- _What you are asked to do_
Extract, from the listing that follows, each line containing the word "this".

[Records from a dataset]
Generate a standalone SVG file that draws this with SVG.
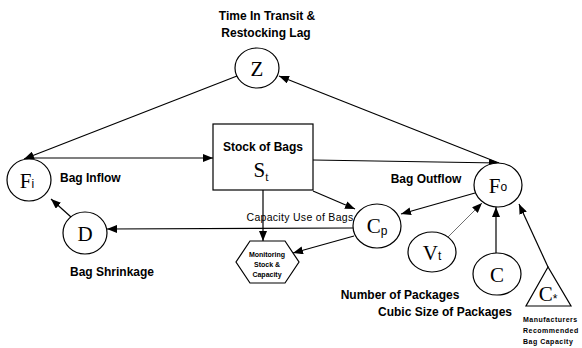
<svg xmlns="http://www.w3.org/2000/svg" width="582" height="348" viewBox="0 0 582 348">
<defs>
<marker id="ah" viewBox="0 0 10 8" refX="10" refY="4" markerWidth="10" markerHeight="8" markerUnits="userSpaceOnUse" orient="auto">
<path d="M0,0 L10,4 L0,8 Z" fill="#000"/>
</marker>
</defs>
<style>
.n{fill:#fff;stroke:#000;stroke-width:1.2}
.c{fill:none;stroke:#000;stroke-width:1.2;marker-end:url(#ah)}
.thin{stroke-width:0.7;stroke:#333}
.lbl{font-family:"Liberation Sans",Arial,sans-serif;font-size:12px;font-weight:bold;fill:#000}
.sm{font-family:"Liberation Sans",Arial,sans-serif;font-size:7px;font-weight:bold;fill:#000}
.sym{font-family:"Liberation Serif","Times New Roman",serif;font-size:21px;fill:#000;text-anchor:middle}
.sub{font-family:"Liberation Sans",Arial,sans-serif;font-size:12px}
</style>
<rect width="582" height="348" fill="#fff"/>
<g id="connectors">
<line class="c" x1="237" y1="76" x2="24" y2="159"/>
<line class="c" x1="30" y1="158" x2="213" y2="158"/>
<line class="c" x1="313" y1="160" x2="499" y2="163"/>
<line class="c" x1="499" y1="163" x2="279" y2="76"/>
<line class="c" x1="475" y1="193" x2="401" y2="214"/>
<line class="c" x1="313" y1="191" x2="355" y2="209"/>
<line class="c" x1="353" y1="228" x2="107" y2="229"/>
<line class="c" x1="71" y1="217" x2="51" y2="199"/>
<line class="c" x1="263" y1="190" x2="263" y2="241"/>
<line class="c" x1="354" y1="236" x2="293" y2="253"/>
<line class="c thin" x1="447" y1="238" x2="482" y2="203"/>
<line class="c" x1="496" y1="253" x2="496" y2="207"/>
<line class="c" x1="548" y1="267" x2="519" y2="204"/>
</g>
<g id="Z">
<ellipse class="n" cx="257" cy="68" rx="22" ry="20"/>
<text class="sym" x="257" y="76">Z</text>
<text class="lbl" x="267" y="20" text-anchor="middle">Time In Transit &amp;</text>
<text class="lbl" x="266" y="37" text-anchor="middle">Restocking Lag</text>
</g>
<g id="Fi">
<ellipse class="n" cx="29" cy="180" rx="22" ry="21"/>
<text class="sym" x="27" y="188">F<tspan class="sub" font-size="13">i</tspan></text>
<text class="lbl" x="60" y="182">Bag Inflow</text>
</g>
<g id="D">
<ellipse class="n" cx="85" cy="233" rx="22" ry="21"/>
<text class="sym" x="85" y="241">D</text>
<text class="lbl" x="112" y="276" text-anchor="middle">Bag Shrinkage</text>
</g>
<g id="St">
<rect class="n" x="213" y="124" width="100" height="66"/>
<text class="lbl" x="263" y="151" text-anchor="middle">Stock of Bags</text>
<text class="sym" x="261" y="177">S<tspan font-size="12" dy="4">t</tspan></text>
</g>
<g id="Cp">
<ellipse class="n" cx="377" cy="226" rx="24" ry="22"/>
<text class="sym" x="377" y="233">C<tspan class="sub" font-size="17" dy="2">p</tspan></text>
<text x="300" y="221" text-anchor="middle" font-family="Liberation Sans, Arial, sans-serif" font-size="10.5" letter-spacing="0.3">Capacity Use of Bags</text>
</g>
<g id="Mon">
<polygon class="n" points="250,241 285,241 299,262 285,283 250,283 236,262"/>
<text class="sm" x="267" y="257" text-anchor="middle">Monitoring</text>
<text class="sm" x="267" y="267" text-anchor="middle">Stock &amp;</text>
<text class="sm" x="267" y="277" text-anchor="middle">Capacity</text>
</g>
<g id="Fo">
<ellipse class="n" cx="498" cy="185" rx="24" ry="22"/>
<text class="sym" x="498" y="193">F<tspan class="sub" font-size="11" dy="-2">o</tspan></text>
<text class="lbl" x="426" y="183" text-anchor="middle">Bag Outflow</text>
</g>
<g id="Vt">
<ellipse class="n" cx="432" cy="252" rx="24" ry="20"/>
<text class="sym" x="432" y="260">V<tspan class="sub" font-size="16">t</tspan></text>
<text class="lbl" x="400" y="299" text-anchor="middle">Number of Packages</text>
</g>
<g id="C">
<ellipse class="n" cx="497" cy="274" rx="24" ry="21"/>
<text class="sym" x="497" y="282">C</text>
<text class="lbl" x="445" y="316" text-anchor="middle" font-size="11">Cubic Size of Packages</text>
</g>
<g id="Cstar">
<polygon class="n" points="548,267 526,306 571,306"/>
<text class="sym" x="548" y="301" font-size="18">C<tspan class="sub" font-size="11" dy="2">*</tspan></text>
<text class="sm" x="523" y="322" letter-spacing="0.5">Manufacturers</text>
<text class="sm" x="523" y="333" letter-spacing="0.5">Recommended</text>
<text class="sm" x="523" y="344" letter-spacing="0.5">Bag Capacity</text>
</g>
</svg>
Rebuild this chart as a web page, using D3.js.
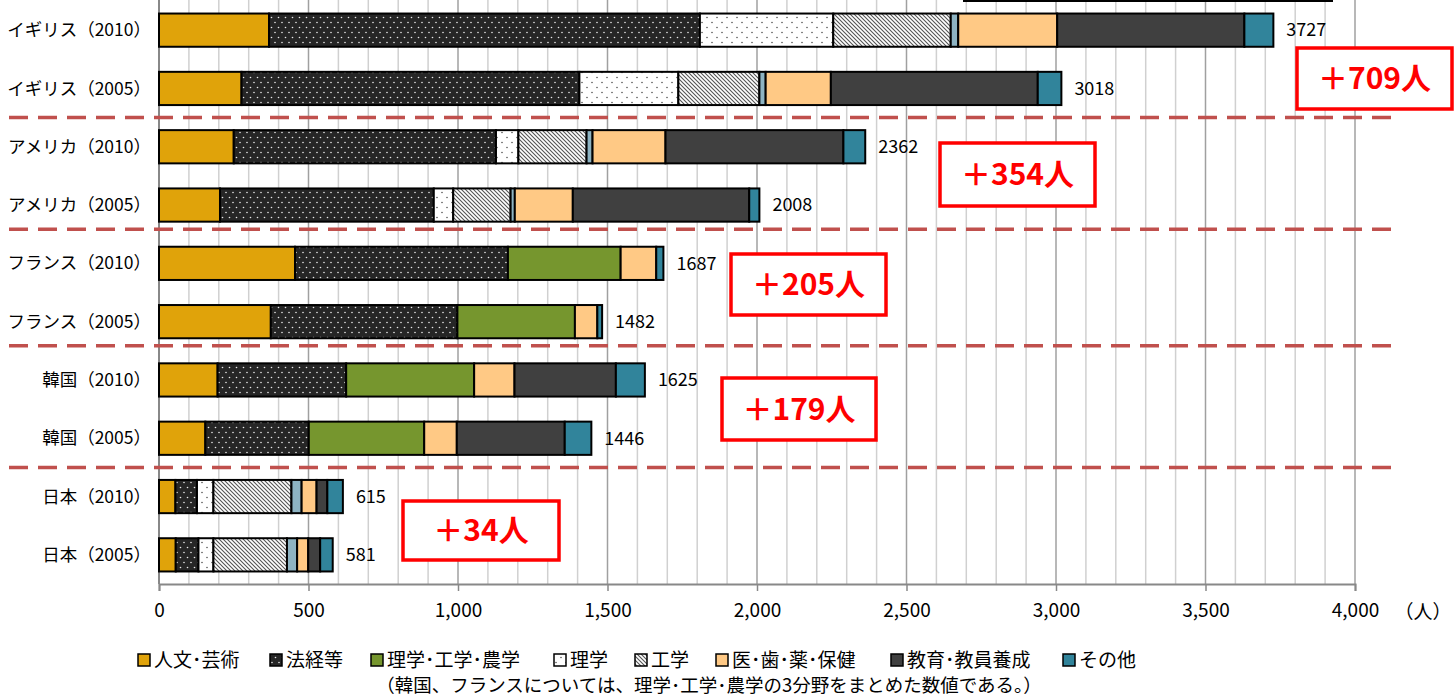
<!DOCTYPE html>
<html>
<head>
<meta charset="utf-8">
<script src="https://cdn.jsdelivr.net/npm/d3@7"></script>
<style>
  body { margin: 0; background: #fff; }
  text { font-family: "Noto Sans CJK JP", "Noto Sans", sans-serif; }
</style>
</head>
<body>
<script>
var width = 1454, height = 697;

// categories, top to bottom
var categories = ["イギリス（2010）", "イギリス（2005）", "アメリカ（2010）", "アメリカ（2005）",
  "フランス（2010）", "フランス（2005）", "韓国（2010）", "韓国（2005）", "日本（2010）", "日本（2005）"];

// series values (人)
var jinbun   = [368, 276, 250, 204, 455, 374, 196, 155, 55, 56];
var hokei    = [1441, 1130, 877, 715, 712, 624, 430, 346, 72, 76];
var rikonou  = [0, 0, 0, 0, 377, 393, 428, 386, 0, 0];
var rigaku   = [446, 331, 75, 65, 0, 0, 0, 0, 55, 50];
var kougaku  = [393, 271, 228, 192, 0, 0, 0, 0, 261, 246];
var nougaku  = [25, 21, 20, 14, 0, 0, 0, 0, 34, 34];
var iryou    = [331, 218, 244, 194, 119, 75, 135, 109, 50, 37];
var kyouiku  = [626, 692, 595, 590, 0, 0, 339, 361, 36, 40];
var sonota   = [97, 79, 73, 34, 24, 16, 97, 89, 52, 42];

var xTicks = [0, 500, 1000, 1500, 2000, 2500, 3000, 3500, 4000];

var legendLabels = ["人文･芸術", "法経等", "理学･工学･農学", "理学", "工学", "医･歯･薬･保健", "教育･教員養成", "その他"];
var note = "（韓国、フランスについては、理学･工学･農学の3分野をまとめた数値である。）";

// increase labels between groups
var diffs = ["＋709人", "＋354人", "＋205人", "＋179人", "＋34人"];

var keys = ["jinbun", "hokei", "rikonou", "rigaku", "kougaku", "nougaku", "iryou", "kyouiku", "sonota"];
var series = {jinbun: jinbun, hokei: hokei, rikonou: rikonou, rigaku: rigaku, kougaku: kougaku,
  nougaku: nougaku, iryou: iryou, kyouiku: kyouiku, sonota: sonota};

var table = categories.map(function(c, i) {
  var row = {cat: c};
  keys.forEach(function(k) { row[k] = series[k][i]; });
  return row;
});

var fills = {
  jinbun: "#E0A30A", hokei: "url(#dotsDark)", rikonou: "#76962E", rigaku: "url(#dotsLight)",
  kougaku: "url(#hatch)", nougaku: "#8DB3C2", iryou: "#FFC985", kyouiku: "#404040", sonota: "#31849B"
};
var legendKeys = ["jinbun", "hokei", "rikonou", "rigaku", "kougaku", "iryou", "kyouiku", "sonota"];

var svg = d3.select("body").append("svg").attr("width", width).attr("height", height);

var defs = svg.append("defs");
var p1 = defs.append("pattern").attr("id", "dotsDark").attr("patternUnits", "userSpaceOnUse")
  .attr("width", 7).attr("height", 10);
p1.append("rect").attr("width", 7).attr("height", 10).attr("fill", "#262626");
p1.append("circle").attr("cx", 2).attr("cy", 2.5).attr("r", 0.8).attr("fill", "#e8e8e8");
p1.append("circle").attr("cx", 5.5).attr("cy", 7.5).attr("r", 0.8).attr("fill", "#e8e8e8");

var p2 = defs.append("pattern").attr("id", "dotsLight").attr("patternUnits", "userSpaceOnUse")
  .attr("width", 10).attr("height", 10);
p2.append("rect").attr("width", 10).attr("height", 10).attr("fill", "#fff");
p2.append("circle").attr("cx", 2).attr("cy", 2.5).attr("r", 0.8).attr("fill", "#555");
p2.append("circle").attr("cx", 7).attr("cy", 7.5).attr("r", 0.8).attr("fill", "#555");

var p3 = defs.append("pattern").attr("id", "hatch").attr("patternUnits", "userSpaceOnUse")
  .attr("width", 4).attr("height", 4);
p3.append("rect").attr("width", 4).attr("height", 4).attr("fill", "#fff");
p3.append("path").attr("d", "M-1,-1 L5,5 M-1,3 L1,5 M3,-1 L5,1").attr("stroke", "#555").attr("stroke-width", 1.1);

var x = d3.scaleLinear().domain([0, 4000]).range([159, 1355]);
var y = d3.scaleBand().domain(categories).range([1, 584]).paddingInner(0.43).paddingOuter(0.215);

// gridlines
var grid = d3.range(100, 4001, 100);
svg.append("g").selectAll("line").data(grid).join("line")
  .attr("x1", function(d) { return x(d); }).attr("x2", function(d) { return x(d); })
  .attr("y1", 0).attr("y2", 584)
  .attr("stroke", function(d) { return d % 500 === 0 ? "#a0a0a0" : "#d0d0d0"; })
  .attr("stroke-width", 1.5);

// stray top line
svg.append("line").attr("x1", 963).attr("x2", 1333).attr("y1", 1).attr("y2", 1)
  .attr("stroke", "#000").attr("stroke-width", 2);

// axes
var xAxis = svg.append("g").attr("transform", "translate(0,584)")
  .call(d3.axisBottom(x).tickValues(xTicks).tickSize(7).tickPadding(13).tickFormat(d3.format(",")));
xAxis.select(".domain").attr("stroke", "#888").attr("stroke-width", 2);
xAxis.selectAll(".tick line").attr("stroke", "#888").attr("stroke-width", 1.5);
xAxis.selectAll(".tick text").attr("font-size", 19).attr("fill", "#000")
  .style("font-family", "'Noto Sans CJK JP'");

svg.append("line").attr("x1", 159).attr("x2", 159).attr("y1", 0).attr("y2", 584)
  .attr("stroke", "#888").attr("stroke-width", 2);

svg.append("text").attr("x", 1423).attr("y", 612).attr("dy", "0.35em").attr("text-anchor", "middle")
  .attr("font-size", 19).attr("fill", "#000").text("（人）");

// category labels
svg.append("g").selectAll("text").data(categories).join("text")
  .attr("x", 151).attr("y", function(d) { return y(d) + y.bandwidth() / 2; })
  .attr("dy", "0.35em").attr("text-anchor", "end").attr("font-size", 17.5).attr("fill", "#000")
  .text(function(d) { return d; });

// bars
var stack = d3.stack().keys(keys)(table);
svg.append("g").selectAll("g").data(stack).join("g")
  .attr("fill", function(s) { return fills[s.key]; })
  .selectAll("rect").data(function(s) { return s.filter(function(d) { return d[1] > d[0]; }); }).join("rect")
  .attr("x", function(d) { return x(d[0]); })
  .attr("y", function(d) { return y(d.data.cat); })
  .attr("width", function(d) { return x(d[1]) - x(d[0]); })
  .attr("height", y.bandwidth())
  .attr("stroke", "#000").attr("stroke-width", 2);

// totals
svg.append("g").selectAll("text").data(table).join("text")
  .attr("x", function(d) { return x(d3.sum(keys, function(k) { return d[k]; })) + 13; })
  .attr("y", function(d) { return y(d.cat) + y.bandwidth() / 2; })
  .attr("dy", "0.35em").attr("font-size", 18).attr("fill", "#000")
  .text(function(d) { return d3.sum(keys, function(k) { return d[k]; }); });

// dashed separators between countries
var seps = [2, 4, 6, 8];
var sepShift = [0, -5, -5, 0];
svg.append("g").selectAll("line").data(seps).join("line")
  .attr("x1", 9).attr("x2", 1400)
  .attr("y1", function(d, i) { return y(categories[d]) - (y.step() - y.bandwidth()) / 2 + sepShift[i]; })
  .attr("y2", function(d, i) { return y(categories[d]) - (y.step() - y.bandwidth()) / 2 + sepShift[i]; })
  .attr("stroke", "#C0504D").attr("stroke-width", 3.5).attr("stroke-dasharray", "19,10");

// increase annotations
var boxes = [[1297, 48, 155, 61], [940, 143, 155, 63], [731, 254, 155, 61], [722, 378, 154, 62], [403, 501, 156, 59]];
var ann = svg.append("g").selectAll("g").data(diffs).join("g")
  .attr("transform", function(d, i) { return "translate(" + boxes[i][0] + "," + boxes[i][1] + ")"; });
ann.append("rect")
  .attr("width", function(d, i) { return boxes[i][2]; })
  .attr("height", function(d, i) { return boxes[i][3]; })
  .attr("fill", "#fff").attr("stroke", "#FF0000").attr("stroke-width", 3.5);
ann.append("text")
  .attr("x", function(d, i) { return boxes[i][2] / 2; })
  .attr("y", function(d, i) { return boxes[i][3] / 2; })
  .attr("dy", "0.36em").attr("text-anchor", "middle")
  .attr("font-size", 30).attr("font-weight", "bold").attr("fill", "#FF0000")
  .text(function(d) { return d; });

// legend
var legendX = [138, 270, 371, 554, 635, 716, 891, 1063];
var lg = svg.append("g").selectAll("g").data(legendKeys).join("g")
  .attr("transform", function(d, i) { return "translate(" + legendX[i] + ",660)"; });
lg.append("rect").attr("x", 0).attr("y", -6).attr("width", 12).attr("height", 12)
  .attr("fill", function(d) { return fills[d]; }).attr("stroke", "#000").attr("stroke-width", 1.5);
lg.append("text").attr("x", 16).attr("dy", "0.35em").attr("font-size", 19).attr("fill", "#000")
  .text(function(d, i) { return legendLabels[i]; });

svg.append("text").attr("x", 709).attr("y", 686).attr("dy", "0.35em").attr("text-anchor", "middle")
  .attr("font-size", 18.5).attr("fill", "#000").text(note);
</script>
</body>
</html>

- _Response_
Generate a standalone SVG file that draws this with SVG.
Rebuild this chart as a web page, using D3.js.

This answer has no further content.